» Supplied information:

-*-

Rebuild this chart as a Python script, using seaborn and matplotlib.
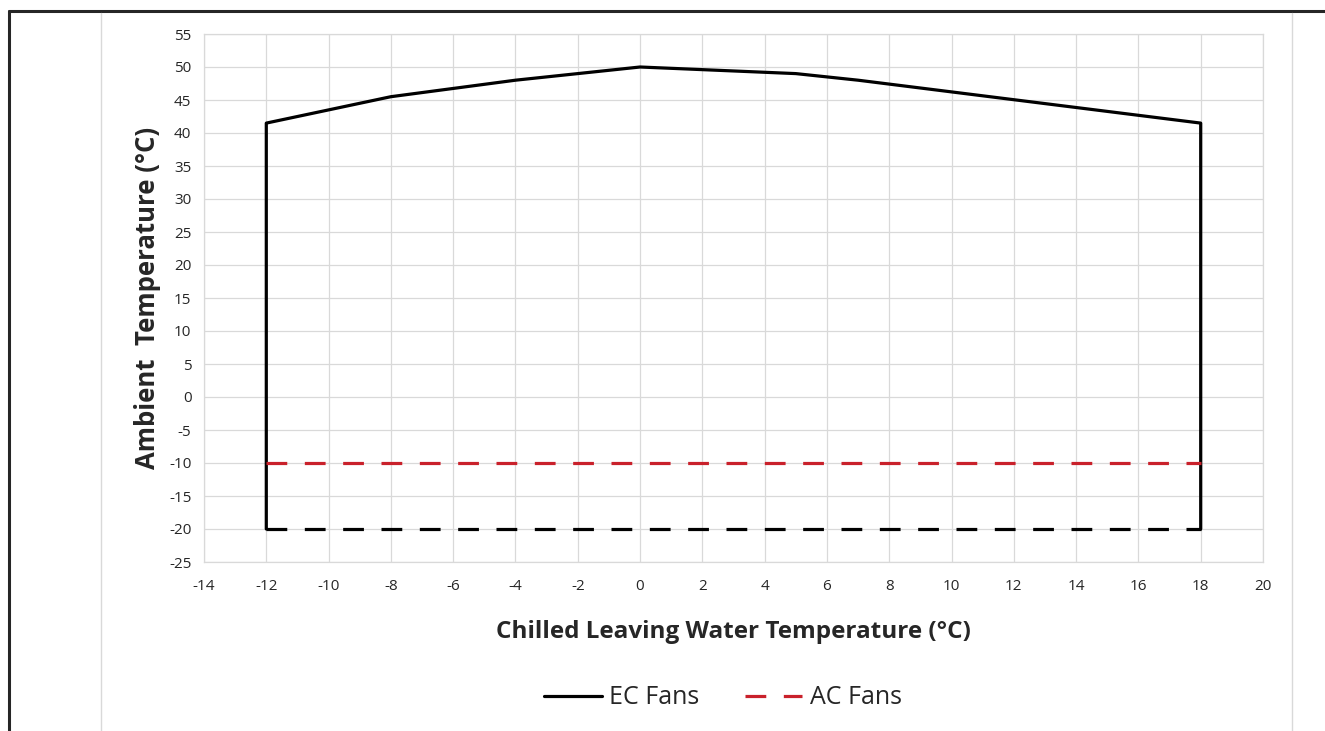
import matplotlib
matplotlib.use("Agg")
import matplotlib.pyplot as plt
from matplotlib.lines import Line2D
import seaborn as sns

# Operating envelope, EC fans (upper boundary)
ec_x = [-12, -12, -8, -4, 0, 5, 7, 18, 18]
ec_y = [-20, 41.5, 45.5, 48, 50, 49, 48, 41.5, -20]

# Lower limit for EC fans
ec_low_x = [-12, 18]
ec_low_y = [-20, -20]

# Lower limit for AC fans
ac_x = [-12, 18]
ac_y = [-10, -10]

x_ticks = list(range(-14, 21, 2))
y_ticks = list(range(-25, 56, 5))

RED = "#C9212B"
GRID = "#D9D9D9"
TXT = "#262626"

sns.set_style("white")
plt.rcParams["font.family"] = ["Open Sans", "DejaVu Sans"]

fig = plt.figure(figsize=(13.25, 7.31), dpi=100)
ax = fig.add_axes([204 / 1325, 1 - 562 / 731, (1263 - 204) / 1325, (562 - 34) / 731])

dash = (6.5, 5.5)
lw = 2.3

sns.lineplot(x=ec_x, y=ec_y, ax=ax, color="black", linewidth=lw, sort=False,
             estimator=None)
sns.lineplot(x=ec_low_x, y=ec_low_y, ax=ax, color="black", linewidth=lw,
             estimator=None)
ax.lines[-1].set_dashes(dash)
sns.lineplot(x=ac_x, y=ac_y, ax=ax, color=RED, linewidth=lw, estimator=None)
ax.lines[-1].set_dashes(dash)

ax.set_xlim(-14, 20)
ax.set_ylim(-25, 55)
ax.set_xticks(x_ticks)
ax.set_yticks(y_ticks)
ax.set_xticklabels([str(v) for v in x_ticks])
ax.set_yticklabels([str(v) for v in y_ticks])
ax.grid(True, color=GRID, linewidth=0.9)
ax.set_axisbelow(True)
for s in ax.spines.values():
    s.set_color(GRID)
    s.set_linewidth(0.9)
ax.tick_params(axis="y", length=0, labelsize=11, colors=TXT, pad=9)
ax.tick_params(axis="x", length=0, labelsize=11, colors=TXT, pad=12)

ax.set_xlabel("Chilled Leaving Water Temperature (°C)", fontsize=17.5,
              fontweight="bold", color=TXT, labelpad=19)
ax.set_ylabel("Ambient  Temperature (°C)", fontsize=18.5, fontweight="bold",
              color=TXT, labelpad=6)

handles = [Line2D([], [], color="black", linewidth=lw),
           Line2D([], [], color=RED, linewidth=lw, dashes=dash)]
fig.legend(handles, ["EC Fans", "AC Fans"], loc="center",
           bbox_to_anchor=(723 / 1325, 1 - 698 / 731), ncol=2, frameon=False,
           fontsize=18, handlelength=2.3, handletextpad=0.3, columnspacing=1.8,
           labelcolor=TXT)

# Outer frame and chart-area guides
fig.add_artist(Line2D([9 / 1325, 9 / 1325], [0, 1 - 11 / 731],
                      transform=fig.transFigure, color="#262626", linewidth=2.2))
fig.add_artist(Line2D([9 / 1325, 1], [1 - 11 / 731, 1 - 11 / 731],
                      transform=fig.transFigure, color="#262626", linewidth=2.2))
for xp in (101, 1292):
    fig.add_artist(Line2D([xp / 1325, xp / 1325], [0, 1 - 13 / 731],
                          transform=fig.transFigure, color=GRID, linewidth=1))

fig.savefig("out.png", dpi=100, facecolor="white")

-*-

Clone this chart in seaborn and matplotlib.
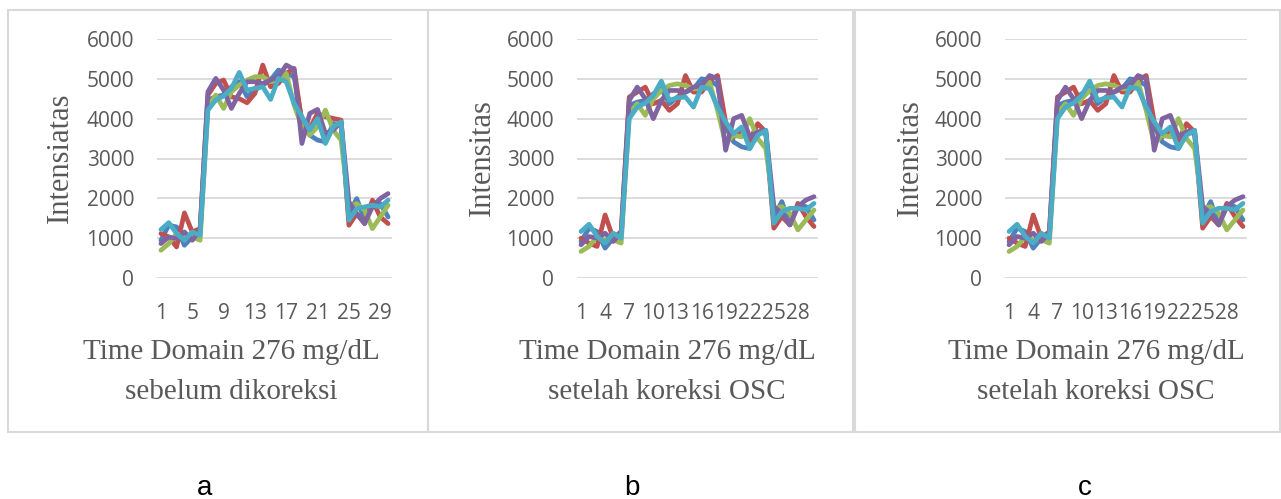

-*-

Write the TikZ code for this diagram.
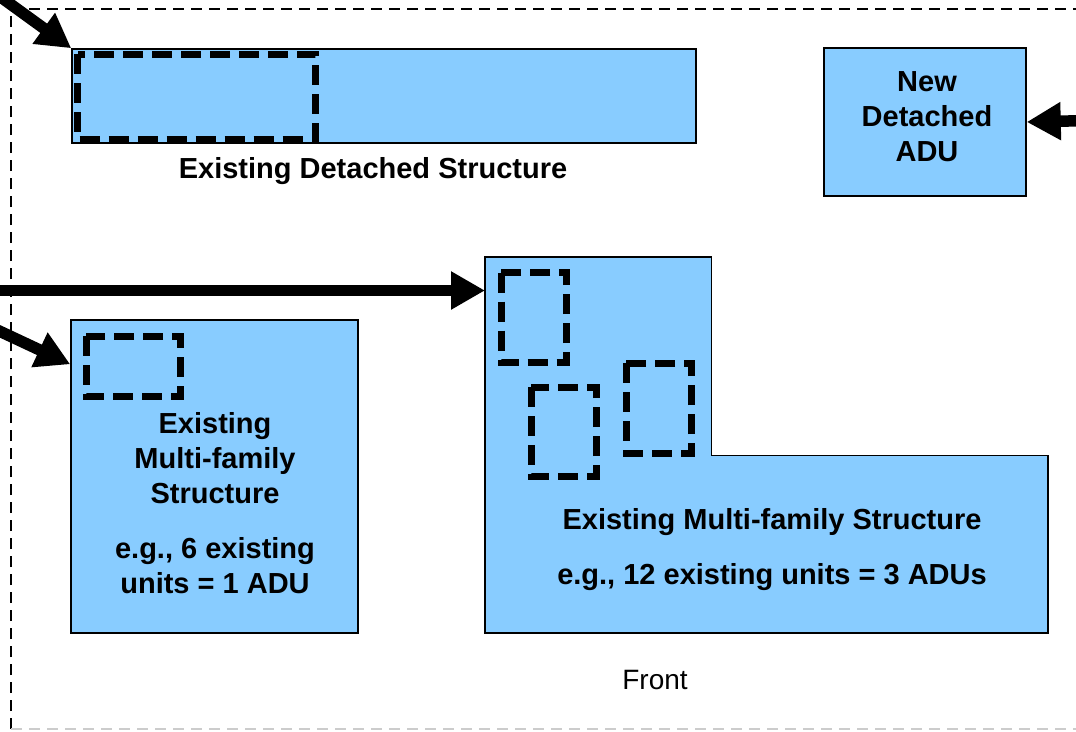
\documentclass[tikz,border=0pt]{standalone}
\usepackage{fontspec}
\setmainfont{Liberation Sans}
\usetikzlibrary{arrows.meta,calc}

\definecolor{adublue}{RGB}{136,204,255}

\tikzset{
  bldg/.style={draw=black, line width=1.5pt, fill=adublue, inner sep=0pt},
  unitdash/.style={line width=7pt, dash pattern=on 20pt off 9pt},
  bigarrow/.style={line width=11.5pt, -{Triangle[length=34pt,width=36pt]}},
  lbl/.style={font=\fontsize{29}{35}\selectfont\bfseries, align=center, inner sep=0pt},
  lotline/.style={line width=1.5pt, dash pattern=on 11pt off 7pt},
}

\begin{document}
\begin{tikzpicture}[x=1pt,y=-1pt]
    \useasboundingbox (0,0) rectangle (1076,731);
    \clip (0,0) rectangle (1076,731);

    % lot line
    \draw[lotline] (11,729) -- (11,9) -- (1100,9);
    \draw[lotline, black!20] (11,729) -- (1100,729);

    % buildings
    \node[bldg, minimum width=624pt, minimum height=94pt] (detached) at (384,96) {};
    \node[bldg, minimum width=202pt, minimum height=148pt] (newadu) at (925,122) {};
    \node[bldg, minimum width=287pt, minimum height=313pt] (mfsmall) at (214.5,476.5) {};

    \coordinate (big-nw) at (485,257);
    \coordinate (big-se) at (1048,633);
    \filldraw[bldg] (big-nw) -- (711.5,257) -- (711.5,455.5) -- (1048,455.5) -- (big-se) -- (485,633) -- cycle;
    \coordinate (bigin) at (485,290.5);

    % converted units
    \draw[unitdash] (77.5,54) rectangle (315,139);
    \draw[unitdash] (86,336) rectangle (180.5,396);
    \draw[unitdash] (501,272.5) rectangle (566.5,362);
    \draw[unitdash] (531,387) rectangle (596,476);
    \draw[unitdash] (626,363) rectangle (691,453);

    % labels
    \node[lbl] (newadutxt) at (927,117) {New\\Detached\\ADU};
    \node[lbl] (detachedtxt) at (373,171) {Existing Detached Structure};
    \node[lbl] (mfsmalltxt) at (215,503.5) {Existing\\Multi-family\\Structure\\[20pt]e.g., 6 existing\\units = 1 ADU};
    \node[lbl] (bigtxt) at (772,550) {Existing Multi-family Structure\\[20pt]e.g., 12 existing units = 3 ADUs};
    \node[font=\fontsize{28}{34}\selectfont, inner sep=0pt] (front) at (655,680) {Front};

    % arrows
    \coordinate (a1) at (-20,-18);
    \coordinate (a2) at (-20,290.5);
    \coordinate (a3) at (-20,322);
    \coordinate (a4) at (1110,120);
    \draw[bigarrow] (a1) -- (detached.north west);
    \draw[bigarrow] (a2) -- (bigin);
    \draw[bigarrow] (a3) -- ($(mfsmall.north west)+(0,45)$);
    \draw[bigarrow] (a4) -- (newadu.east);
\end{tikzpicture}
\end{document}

-*-

» Problem statement: Copy out, exactly, every line from the one that contains "Rebuild this chart" through the one that contains "import seaborn as sns". Pictures stay out of the copy.

» Exercise answer:
Rebuild this chart as a Python script, using seaborn and matplotlib.
import matplotlib
matplotlib.use("Agg")
import matplotlib.pyplot as plt
from matplotlib.lines import Line2D
import seaborn as sns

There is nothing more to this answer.